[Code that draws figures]
-- begin --
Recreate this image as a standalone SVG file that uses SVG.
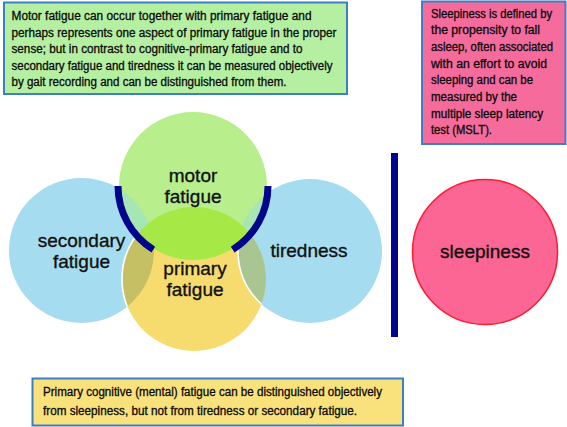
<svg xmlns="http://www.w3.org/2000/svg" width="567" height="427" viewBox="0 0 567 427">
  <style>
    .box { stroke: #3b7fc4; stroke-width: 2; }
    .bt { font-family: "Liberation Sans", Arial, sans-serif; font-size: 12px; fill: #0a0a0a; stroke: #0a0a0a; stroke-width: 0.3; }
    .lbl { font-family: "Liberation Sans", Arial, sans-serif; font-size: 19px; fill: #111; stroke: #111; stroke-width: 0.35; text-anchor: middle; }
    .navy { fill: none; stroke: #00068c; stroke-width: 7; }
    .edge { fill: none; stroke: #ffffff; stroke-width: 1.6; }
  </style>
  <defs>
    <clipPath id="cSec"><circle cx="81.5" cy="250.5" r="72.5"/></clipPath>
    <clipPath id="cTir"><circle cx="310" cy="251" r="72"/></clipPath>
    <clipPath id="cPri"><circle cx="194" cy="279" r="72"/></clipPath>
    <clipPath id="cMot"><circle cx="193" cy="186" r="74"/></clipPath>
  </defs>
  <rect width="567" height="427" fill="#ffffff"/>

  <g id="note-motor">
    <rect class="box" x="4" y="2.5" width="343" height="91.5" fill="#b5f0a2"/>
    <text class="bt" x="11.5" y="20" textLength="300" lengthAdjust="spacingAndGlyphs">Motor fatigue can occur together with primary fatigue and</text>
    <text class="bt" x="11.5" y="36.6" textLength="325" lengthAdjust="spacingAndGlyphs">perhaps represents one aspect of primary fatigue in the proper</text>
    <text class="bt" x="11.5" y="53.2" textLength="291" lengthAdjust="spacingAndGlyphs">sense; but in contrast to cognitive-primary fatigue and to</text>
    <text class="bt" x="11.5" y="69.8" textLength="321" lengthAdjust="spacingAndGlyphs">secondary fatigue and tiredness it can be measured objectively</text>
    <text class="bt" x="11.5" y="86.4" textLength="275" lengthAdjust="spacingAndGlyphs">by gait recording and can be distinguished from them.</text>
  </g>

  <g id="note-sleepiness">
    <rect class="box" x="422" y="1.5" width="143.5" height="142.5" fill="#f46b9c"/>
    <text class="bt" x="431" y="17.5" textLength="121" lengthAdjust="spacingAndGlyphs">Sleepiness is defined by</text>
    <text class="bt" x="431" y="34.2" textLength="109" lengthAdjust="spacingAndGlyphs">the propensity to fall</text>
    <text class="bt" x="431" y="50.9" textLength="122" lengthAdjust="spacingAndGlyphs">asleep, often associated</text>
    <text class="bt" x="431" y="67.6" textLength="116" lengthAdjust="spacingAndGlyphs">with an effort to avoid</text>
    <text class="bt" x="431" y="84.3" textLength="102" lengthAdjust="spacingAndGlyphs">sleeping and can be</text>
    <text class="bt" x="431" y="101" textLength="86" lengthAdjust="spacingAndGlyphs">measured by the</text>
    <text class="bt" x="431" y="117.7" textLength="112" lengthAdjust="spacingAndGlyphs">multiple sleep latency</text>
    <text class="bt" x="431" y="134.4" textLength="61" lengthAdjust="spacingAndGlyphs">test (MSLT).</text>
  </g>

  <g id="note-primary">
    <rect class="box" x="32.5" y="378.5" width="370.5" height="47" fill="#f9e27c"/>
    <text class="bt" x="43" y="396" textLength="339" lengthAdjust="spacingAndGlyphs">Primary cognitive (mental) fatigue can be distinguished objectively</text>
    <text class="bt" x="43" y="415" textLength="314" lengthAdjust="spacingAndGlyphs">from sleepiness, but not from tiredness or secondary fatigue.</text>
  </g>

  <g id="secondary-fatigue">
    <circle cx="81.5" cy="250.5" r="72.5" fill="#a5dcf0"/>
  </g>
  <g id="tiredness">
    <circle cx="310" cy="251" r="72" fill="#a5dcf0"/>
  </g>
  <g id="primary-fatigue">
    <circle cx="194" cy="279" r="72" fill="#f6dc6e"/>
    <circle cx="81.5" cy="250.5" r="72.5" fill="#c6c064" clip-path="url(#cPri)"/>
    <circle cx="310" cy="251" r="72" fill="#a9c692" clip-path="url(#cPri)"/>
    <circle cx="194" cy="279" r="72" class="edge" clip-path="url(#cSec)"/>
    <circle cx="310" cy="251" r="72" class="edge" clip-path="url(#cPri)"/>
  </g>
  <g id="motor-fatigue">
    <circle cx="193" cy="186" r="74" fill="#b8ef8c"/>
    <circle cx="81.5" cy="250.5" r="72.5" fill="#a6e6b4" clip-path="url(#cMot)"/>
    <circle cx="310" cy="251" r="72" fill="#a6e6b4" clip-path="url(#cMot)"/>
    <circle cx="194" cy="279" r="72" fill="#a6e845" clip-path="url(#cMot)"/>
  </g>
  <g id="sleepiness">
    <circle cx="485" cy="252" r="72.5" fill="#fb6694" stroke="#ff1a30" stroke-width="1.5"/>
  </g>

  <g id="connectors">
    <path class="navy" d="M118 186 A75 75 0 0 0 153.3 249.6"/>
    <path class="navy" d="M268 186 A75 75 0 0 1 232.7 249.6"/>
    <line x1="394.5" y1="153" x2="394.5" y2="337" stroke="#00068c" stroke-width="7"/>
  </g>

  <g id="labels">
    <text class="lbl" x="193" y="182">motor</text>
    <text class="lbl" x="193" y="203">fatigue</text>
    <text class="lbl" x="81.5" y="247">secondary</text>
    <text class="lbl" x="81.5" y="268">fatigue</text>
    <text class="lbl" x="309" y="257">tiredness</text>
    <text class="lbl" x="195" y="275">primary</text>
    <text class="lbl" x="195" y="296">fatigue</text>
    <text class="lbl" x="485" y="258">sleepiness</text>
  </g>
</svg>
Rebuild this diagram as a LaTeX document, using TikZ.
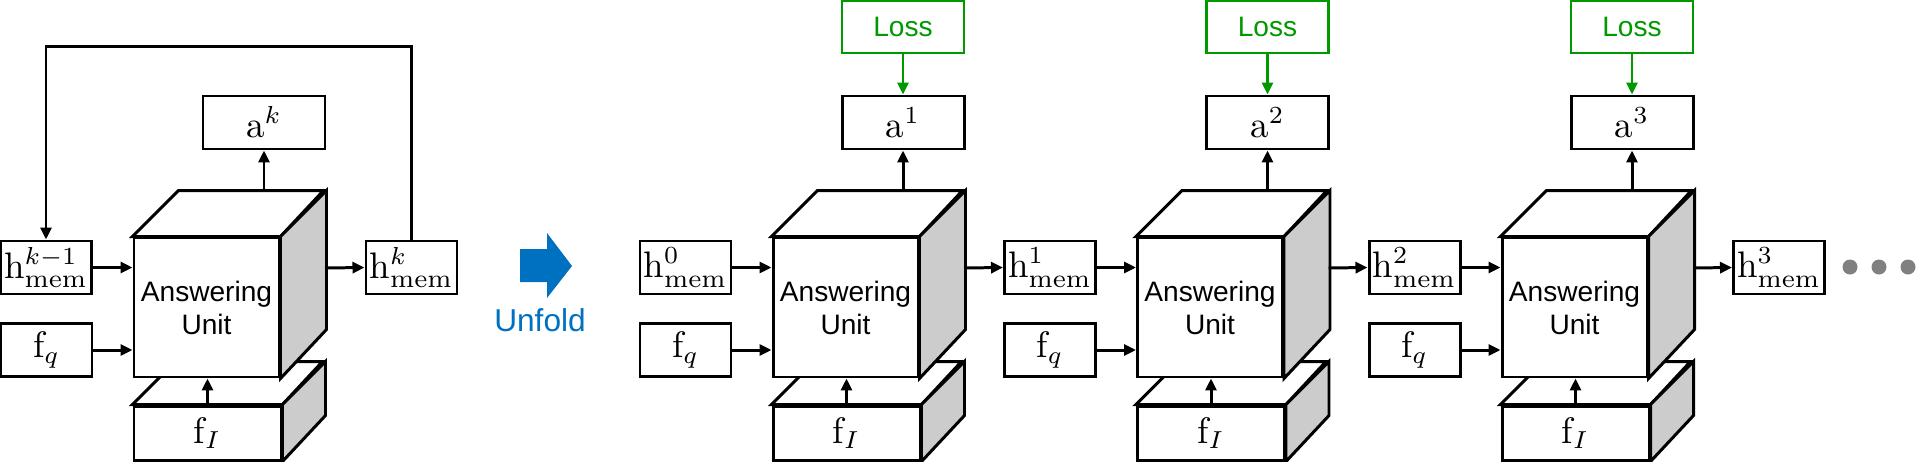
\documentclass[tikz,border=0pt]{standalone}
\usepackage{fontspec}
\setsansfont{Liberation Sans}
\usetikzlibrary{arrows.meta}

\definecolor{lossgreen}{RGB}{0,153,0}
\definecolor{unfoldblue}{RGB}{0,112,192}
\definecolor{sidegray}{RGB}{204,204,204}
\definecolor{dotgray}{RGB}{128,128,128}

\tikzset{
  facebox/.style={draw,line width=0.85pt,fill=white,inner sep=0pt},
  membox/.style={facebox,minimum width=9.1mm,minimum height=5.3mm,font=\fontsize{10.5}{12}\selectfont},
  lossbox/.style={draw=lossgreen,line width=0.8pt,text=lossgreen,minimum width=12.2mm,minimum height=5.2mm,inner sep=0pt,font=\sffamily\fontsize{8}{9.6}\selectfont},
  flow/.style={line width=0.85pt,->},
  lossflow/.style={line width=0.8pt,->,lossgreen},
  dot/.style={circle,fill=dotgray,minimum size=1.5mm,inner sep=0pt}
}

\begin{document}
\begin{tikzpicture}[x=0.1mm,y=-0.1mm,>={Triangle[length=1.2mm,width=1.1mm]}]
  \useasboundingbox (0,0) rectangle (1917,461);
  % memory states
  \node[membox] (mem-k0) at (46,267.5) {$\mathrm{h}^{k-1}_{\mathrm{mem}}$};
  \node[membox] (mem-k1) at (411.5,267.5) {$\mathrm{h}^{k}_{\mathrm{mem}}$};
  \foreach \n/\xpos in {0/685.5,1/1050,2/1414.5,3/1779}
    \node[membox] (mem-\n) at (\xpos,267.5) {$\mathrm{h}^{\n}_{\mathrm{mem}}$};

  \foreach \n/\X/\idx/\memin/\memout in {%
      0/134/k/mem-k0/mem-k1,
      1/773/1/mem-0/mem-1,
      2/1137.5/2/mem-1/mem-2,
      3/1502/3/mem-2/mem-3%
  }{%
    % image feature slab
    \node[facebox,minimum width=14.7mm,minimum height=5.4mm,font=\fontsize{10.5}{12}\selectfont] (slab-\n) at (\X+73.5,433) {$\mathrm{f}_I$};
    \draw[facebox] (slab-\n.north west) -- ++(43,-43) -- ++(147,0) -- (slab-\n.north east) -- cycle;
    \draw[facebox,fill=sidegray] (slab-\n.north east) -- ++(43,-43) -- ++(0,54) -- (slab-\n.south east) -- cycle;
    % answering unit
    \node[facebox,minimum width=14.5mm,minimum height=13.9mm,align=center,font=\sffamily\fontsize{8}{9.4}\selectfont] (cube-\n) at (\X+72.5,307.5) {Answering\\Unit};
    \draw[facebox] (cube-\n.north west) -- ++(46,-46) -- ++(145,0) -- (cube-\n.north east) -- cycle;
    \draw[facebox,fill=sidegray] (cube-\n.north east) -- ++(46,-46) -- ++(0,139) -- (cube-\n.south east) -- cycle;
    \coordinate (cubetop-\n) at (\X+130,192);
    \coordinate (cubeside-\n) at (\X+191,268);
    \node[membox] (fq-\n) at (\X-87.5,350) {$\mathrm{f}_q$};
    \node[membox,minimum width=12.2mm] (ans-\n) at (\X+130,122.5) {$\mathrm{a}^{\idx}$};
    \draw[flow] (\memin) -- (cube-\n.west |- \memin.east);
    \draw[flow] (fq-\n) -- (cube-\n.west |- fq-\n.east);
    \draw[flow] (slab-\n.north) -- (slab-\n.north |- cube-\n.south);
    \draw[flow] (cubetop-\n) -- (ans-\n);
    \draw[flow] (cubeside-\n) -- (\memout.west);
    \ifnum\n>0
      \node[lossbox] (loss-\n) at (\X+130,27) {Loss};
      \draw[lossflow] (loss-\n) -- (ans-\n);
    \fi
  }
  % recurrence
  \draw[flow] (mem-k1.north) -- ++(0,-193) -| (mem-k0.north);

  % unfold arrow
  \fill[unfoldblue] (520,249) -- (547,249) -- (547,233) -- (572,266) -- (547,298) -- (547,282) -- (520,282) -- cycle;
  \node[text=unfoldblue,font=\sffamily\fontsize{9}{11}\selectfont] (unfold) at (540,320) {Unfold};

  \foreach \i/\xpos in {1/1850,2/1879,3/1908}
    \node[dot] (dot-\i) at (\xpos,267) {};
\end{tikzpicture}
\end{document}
-- end --
-- begin --
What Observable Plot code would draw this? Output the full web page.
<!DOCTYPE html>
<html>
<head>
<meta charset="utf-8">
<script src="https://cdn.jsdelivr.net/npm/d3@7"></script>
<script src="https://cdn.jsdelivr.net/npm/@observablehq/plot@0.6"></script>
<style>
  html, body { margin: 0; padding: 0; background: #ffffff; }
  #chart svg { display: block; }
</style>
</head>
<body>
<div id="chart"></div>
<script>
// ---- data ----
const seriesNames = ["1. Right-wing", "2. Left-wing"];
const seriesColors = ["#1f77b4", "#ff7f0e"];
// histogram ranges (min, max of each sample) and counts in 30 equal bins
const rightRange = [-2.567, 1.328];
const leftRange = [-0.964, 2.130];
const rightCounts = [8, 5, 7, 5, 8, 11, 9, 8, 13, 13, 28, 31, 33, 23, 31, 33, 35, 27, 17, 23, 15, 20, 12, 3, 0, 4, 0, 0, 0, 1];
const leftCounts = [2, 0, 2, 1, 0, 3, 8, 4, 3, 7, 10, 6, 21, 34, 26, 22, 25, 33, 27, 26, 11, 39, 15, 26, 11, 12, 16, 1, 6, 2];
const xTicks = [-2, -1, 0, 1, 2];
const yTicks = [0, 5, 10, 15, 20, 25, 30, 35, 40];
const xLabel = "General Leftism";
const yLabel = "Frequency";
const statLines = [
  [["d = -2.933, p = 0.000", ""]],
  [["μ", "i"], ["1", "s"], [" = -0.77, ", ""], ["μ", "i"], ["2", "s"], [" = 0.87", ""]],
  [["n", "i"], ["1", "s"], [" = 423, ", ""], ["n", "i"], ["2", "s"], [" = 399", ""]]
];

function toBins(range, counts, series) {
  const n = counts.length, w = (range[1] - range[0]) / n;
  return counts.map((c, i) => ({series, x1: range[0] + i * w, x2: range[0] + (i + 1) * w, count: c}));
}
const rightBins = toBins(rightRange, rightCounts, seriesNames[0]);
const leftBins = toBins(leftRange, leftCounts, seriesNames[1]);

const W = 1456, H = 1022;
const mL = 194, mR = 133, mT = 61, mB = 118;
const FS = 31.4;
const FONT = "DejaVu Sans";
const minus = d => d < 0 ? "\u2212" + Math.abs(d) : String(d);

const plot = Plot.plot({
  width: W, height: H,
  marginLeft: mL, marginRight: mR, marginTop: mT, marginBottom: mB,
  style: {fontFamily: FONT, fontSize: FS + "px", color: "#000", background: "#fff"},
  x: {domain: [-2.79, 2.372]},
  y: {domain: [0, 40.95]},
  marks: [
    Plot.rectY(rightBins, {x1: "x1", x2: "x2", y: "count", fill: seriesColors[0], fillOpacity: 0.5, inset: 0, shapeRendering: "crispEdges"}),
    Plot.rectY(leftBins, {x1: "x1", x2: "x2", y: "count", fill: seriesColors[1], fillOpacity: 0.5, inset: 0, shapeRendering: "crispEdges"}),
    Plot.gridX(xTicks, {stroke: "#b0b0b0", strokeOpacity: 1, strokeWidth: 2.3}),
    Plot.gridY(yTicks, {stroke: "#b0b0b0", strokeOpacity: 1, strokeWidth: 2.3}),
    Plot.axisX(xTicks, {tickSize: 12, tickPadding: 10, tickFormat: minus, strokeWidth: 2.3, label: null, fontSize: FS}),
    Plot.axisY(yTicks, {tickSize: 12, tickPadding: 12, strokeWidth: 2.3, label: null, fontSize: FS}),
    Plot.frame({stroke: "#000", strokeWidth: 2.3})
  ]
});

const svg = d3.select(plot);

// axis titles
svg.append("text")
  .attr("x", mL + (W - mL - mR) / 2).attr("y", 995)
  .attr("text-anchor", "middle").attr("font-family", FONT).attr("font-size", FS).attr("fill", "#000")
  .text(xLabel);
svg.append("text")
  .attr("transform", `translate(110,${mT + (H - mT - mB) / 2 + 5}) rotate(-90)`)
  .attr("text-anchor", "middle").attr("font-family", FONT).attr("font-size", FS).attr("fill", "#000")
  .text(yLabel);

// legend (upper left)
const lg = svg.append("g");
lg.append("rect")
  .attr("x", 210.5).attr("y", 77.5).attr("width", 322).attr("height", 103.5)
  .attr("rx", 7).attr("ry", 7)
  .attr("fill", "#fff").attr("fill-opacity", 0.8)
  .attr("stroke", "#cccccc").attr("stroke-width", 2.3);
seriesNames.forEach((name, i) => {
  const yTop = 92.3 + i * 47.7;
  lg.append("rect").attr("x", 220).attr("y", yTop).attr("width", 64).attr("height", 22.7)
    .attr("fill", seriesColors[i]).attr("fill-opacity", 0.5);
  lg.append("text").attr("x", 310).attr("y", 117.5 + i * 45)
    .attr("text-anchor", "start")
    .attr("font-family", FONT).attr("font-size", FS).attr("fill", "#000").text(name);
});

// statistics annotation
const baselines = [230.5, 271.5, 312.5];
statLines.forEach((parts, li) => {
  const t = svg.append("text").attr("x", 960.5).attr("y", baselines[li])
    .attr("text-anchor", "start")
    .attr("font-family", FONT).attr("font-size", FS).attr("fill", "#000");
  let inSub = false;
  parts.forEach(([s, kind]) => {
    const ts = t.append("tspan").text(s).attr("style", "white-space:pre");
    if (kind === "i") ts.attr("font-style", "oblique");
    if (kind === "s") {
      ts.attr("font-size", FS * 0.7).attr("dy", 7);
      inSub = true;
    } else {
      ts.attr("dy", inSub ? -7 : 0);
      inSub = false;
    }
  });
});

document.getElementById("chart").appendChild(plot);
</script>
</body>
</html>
-- end --
Written task: Copy only the lines above from the one containing "Rebuild this diagram" through the one containing "(mem-\n) at (\xpos,267.5)", both included. Leave out the pictures.

Expected output:
Rebuild this diagram as a LaTeX document, using TikZ.
\documentclass[tikz,border=0pt]{standalone}
\usepackage{fontspec}
\setsansfont{Liberation Sans}
\usetikzlibrary{arrows.meta}

\definecolor{lossgreen}{RGB}{0,153,0}
\definecolor{unfoldblue}{RGB}{0,112,192}
\definecolor{sidegray}{RGB}{204,204,204}
\definecolor{dotgray}{RGB}{128,128,128}

\tikzset{
  facebox/.style={draw,line width=0.85pt,fill=white,inner sep=0pt},
  membox/.style={facebox,minimum width=9.1mm,minimum height=5.3mm,font=\fontsize{10.5}{12}\selectfont},
  lossbox/.style={draw=lossgreen,line width=0.8pt,text=lossgreen,minimum width=12.2mm,minimum height=5.2mm,inner sep=0pt,font=\sffamily\fontsize{8}{9.6}\selectfont},
  flow/.style={line width=0.85pt,->},
  lossflow/.style={line width=0.8pt,->,lossgreen},
  dot/.style={circle,fill=dotgray,minimum size=1.5mm,inner sep=0pt}
}

\begin{document}
\begin{tikzpicture}[x=0.1mm,y=-0.1mm,>={Triangle[length=1.2mm,width=1.1mm]}]
  \useasboundingbox (0,0) rectangle (1917,461);
  % memory states
  \node[membox] (mem-k0) at (46,267.5) {$\mathrm{h}^{k-1}_{\mathrm{mem}}$};
  \node[membox] (mem-k1) at (411.5,267.5) {$\mathrm{h}^{k}_{\mathrm{mem}}$};
  \foreach \n/\xpos in {0/685.5,1/1050,2/1414.5,3/1779}
    \node[membox] (mem-\n) at (\xpos,267.5) {$\mathrm{h}^{\n}_{\mathrm{mem}}$};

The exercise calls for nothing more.